October 15, 2021
One of the pleasures I take while driving on trips is to stop and visit the historic sites designated by markers along the highway. Rather than just rushing from one location to the next, this allows me to take my time, get out of the car and stretch, and usually learn something new along the way. As I drove down 1-49, I happened to see a brown and white sign indicating an historic site off the next exit. I waivered as I had planned to fish later in the drive, but my curiosity got the better of me and I pulled off the highway. As usual, the site was not along the highway, but neither was it too far away. I followed directions as the signs guided me the five miles and two turns to reach the site. This was a national battle site, and although there was not a visitors’ center (it would have been closed anyway) there was a flag, picnic area and shelter, and an interpretive kiosk and signs to explain what had happened.
The Battle of Island Mound took place early in the Civil War during the fall of 1862. Bates County had become a haven for guerrillas and Confederate recruiters. One of their favorite haunts was Hog Island, just southwest of Butler, Missouri. A detachment of 30 men was sent from the 1st Kansas Colored Volunteer Infantry to clear out the guerrillas who were stationed there. The battle took place on the marshy prairie and included an attempt by the “bushwhackers” to burn the Union forces out of their main stronghold at Toothman Farm, which had been renamed “Fort Africa” by the soldiers. The result of the battle was 8 soldiers killed and 11 wounded. Southern losses were unknown but were probably about the same. When Union reinforcements arrived the next day, they proceeded to Hog Island, only to find it deserted.
The 1st Kansas Colored Volunteer Infantry was mostly comprised of escaped slaves from Arkansas and Missouri. Some had been “stolen” during the Jayhawk raids of Missouri’s slave holding farms. While the ex-slaves had moved to Kansas in hopes of a better life, they all faced prejudice and bigotry from their white neighbors. In August 1862, the Union Army began recruiting Black soldiers in Kansas, even though this had not been authorized by President Lincoln. A prominent Black businessman in Leavenworth, Kansas, recruited an entire company (100 men) and was commissioned as a Captain of Company D of the 1st Colored. Two other Black men were commissioned as lieutenants for Company D. When Lieutenant Patrick Minor gained distinction while fighting at Island Mound, he was the first Black officer to serve in combat during the Civil War. The Company fought in 16 battles and numerous skirmishes before being mustered out of service on October 1, 1865.

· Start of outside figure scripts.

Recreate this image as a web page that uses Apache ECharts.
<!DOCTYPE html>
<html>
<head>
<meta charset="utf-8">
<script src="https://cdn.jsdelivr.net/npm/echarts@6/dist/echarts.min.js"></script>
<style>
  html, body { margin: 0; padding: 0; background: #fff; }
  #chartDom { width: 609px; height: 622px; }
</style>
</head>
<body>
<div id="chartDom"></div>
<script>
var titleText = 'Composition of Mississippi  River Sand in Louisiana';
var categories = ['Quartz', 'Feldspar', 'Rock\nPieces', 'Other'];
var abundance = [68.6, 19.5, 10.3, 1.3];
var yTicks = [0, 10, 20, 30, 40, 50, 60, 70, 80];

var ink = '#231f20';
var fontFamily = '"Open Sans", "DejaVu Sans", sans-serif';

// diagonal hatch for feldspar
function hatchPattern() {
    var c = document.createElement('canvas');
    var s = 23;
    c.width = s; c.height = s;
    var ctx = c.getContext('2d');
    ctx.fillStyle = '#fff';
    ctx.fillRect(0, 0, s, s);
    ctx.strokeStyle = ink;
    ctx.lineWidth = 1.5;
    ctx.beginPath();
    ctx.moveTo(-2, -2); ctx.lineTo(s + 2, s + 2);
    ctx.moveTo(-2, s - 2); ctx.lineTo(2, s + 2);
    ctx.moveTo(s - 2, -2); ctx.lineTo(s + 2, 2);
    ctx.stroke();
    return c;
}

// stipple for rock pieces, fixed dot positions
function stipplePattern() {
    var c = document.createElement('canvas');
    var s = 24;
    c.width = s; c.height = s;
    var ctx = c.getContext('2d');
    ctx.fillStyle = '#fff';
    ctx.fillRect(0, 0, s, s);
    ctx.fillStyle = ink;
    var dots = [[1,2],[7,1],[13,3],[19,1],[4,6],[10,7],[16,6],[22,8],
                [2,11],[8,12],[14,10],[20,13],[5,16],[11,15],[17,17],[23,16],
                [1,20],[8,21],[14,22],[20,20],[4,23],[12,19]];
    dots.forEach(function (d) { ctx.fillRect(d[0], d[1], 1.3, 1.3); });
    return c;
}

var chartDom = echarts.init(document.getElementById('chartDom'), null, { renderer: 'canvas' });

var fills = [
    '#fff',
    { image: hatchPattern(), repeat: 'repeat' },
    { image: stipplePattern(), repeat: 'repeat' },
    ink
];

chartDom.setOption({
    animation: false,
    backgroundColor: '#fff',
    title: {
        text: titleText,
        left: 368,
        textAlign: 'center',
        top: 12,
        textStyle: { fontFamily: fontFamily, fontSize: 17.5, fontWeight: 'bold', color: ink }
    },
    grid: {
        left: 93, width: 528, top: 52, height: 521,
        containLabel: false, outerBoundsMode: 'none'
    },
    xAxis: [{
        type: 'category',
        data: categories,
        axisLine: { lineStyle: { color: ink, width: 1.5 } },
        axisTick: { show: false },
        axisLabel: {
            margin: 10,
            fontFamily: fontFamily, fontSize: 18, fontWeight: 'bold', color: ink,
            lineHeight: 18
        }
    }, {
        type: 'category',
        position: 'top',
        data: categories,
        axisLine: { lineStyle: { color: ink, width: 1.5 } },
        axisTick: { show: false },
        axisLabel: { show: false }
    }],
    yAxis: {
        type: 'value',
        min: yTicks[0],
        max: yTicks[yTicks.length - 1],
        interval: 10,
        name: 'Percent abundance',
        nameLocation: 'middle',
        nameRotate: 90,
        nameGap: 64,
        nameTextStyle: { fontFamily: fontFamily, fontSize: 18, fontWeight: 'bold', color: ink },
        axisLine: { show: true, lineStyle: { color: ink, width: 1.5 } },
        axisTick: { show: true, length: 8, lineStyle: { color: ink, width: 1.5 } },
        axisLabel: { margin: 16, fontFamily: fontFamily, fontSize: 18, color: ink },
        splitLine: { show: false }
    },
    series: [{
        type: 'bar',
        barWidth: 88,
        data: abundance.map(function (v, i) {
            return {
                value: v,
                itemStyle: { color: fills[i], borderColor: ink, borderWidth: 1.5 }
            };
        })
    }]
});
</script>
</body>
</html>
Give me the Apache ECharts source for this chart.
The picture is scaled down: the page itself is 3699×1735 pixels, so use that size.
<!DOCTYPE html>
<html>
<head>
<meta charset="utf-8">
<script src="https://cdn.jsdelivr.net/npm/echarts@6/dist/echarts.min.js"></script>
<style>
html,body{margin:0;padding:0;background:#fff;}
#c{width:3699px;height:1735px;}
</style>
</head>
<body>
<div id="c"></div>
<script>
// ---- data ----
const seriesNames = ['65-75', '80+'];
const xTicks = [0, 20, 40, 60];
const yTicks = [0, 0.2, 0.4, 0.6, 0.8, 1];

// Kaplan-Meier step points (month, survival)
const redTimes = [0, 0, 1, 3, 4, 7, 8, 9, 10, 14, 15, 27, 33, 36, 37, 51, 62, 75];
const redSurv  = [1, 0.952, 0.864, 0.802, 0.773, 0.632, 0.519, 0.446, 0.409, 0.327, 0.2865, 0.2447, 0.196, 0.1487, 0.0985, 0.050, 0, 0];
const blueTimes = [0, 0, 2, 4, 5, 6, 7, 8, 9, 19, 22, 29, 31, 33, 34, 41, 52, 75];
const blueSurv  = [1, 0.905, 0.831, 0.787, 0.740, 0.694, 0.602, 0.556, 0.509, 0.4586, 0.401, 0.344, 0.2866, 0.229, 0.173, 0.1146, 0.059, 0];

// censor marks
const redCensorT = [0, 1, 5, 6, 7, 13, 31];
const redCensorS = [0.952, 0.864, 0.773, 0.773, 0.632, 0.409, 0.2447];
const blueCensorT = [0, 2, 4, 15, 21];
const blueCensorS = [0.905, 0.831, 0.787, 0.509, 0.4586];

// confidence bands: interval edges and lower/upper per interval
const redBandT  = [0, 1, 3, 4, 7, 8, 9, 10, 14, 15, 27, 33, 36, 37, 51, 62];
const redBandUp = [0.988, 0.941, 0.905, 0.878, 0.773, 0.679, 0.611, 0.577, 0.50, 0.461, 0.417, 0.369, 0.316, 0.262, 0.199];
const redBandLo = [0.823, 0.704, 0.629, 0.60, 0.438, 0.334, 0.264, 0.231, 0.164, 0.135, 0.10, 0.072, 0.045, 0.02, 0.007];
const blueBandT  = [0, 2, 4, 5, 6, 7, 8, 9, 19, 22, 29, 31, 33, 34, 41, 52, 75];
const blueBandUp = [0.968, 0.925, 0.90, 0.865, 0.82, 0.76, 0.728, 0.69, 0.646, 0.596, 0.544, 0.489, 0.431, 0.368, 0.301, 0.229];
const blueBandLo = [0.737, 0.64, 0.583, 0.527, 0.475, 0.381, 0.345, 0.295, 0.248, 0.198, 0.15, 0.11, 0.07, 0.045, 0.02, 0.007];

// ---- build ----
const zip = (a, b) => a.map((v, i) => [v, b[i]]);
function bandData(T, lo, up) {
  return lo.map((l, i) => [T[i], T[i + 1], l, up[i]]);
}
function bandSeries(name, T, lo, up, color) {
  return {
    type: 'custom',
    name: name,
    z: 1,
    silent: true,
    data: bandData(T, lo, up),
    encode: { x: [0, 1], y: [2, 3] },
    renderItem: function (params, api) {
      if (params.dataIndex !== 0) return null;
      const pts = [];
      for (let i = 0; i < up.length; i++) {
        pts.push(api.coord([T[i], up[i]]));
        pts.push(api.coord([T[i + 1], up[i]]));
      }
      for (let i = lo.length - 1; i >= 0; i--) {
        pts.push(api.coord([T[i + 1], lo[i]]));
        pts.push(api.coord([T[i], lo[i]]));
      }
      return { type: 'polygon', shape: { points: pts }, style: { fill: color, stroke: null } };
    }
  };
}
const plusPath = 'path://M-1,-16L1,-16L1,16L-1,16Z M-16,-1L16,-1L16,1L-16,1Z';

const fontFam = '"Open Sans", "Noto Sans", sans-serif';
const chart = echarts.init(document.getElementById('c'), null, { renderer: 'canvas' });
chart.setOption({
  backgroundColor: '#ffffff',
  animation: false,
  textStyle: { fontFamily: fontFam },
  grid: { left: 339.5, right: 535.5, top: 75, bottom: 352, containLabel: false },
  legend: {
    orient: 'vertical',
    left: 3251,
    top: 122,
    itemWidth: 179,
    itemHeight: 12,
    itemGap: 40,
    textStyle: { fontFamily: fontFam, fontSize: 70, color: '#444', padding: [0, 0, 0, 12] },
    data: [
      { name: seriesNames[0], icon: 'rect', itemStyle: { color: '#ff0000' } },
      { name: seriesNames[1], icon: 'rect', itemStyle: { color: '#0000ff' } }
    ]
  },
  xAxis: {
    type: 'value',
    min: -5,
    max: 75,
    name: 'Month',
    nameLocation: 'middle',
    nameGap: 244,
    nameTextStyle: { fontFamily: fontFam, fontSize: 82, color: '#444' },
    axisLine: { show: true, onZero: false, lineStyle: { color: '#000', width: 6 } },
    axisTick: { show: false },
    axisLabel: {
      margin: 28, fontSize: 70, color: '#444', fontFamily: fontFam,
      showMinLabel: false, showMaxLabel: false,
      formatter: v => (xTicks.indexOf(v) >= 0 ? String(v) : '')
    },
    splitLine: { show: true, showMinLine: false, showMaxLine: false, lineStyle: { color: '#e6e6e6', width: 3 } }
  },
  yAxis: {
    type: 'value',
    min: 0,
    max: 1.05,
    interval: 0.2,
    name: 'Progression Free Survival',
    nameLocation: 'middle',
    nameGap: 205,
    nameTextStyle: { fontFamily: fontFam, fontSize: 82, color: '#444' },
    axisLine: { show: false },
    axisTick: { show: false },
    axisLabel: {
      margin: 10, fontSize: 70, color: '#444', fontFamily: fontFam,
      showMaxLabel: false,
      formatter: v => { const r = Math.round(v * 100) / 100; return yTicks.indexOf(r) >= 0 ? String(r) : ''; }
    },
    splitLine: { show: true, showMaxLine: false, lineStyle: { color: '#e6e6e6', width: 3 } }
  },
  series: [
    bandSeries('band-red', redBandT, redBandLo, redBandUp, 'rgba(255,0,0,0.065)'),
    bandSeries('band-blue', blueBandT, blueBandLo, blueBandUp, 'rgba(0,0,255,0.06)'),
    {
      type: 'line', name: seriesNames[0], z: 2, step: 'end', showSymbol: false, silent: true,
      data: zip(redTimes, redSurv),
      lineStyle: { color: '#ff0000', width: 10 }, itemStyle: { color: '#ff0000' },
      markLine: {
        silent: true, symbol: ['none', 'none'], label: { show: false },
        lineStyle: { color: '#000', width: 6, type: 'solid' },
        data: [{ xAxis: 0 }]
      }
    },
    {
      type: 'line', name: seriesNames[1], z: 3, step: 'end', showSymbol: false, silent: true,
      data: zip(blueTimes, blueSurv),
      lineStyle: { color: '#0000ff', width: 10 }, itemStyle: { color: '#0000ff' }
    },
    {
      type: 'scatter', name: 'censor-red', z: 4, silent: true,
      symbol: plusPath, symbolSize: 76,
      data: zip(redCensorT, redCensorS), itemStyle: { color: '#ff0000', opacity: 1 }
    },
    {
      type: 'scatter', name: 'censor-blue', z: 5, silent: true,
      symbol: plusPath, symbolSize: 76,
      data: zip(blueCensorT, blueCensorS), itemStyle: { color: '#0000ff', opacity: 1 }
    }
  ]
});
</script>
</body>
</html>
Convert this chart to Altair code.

Thoughts: Since the battle site had been designated a Missouri State Park, I was surprised by the language used to describe the battle and the opposing sides. The Southerners were “bushwhackers” rather than guerillas, and the signage caried a note of contempt, despite referring to most of the men in the surrounding area. The signs also pointed out the “surprising ferocity” of the Black soldiers described by the national press, even though everyone had suspected they would be timid and unfit for battle. Like so many small battlefields, this quarter section of land has now returned to the Tall Grass Prairie it had been before the battle. The scars of the battle site have been smoothed over by the grass and serene fields of cattle that surround it. Much of our country’s history has been smoothed over in a similar way. What was offensive at the time has been rewritten to make it more palatable, or even conveniently forgotten. We cannot learn from what we cover up or dismiss. Do the work. Change is coming and it starts with you.